1990年代には、パイオニアはレコード会社の運営から撤退しました。その後、現在のワーナーミュージックになりました。レーザーディスクはDVDの登場、通信カラオケ機器の普及によって、使用機会が減り、2000年代には製造されなくなりました。

レーザーディスクとして発売された
チャゲアスのライブ映像作品

1980年代のチャゲアスの映像作品は、VHS、ベータマックス、レーザーディスクとして、発売されました。邦楽ファンが買う動機を生むために、積極的に話題のアーティストの映像作品を各媒体で発売されました。ミュージックビデオが制作された理由は、当時の映像媒体の普及に力を入れるためでした。
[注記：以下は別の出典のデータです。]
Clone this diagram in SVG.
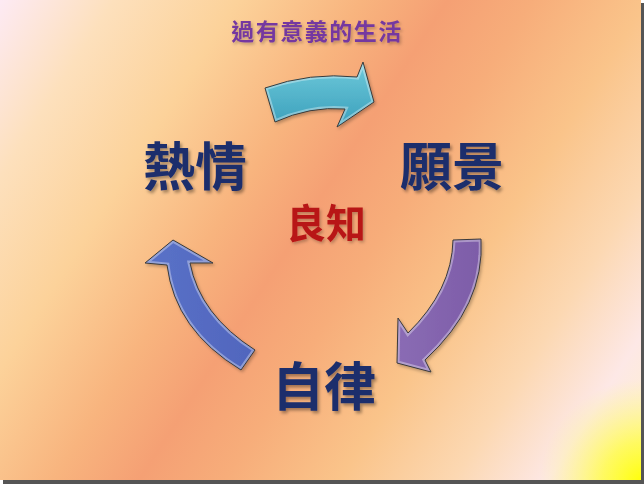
<svg xmlns="http://www.w3.org/2000/svg" width="644" height="484" viewBox="0 0 644 484">
  <defs>
    <linearGradient id="bg" gradientUnits="userSpaceOnUse" x1="0" y1="0" x2="674" y2="433">
      <stop offset="0" stop-color="#fdeaf4"/>
      <stop offset="0.12" stop-color="#fde0bc"/>
      <stop offset="0.25" stop-color="#fcd29a"/>
      <stop offset="0.38" stop-color="#f8b47e"/>
      <stop offset="0.47" stop-color="#f5a074"/>
      <stop offset="0.56" stop-color="#f7ad7a"/>
      <stop offset="0.68" stop-color="#fac48a"/>
      <stop offset="0.8" stop-color="#fcd8b2"/>
      <stop offset="0.9" stop-color="#fde8e6"/>
      <stop offset="1" stop-color="#fff2c8"/>
    </linearGradient>
    <radialGradient id="yel" gradientUnits="userSpaceOnUse" cx="644" cy="484" r="105">
      <stop offset="0" stop-color="#ffff00" stop-opacity="1"/>
      <stop offset="0.4" stop-color="#ffff30" stop-opacity="0.7"/>
      <stop offset="1" stop-color="#ffff80" stop-opacity="0"/>
    </radialGradient>
    <linearGradient id="cyan" x1="0" y1="0" x2="0" y2="1">
      <stop offset="0" stop-color="#6fcadb"/>
      <stop offset="1" stop-color="#3a9fbb"/>
    </linearGradient>
    <linearGradient id="purple" x1="0" y1="0" x2="1" y2="0">
      <stop offset="0" stop-color="#8a6cb4"/>
      <stop offset="1" stop-color="#7d5ca8"/>
    </linearGradient>
    <linearGradient id="blue" x1="0" y1="0" x2="1" y2="0">
      <stop offset="0" stop-color="#5a72c8"/>
      <stop offset="1" stop-color="#5065bd"/>
    </linearGradient>
    <path id="pCyan" d="M265,88 Q310,72 357,77 L363,62 L374,102 L337,127 L345,109 Q310,106 275,122 Z"/>
    <path id="pPurple" d="M453,240 L481,239 Q485,305 425,360 L431,372 L397,363 L398,318 L408,333 Q452,290 453,240 Z"/>
    <path id="pBlue" d="M173,240 L213,263 L190,263 Q200,315 255,350 L241,370 Q175,330 167,265 L145,263 Z"/>
    <clipPath id="cCyan"><use href="#pCyan"/></clipPath>
    <clipPath id="cPurple"><use href="#pPurple"/></clipPath>
    <clipPath id="cBlue"><use href="#pBlue"/></clipPath>
    <filter id="sh" x="-20%" y="-20%" width="140%" height="140%">
      <feDropShadow dx="2" dy="2.5" stdDeviation="1.5" flood-color="#000" flood-opacity="0.35"/>
    </filter>
    <filter id="ash" x="-20%" y="-20%" width="140%" height="140%">
      <feDropShadow dx="1.5" dy="2" stdDeviation="1.5" flood-color="#000" flood-opacity="0.25"/>
    </filter>
  </defs>
  <style>
    .t { font-family: "Noto Sans CJK TC", "Noto Sans CJK SC", sans-serif; font-weight: 700; text-anchor: middle; }
    .big { font-size: 52px; fill: #1c2e6c; }
    .rim { fill: none; stroke: #ffffff; stroke-width: 5; stroke-opacity: 0.35; }
    .edge { fill: none; stroke: #3a3a3a; stroke-width: 1; stroke-linejoin: round; }
  </style>

  <rect x="3" y="3" width="641" height="481" fill="#555555"/>
  <rect x="0" y="0" width="641" height="480" fill="url(#bg)"/>
  <rect x="0" y="0" width="641" height="480" fill="url(#yel)"/>

  <g id="connectors">
    <g id="arrow-cyan" filter="url(#ash)">
      <use href="#pCyan" fill="url(#cyan)"/>
      <use href="#pCyan" class="rim" clip-path="url(#cCyan)"/>
      <use href="#pCyan" class="edge"/>
    </g>
    <g id="arrow-purple" filter="url(#ash)">
      <use href="#pPurple" fill="url(#purple)"/>
      <use href="#pPurple" class="rim" clip-path="url(#cPurple)"/>
      <use href="#pPurple" class="edge"/>
    </g>
    <g id="arrow-blue" filter="url(#ash)">
      <use href="#pBlue" fill="url(#blue)"/>
      <use href="#pBlue" class="rim" clip-path="url(#cBlue)"/>
      <use href="#pBlue" class="edge"/>
    </g>
  </g>

  <g id="label-top">
    <text class="t" x="317" y="40" font-size="23" letter-spacing="1.5" fill="#7438a0" filter="url(#ash)">過有意義的生活</text>
  </g>
  <g id="node-passion">
    <text class="t big" x="195" y="186" filter="url(#sh)">熱情</text>
  </g>
  <g id="node-vision">
    <text class="t big" x="452" y="186" filter="url(#sh)">願景</text>
  </g>
  <g id="node-discipline">
    <text class="t big" x="324" y="406" filter="url(#sh)">自律</text>
  </g>
  <g id="node-conscience">
    <text class="t" x="326" y="238" font-size="40" fill="#b81818" filter="url(#ash)">良知</text>
  </g>
</svg>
チャゲアスの1980年代のミュージックビデオを見ていると、画質がぼやけたように見えるのは、当時の映像媒体の画質があれで限界だったからです。インターネットの回線で動画の画質が落ちているのではなく、当時の画質でぼやけているように見えるのです。過去の映像媒体の進歩は、ミュージックビデオから見えてくるのです。


♪過去の媒体の遺産

VHSも、ベータマックスも、レーザーディスクも、今では作られていない媒体となりました。これらの再生機器は生産終了しました。これらの媒体の再生機器は、国立科学博物館の重要科学技術史資料として、保管されています。これらの存在はDVD、Blu-ray、配信サービスによって、知られなくなりました。今では、人々は映像媒体を持つことを少なくなりました。今のDVD、Blu-rayも、後に作られなくなる運命を感じます。

ところが、今でも邦楽ファンのなかにはこれらの媒体を探している方々がいます。なぜなら、当時の画質や再生手順を楽しみたいという、マニアがいます。今でも残された再生機器が生きているために、その媒体にこだわる世代がいて、コレクションとして、中古市場で発掘されています。チャゲアスの1980年代の映像作品が、DVDで再発売されても、それでも過去の映像媒体で見たいファンがいます。なぜなら、いまだに一部の作品が版権の事情で、VHSに取り残されているからです。まだ再発売されていない作品が救われて欲しいです。


♪まとめると新たな宣伝方法と媒体普及のために作られた

以上、チャゲアスの初期作品になぜミュージックビデオが作られたのか、分析しました。
まとめると、音楽専門チャンネルに影響され、ミュージックビデオが作られるようになった時代で、音楽番組に出ないアーティストの宣伝に、ミュージックビデオが積極的に作られた。
それから、ミュージックビデオが収録された映像媒体を普及する動機にもなった。そのような理由だと思います。

ブリの考えごとから、知らなかった媒体の存在が見えました。偉大な推しデュオの歴史から、映像媒体の歴史を知るきっかけになりました。ビデオテープは使っていましたが、レーザーディスクの存在は全く知りませんでした。実物を見た時、後の円盤の媒体につながる、先人の発想に気づきました。

『MOON LIGHT BLUES』と、『ふたりの愛ランド』は今年で発売40周年を迎えます。今でも名曲として、チャゲアスファンや歌謡曲ファンの間で知られています。1980年代前半の邦楽から、いろんなことを知るきっかけになります。この2曲は、とても良い楽曲なので、ぜひ聞いてみてください。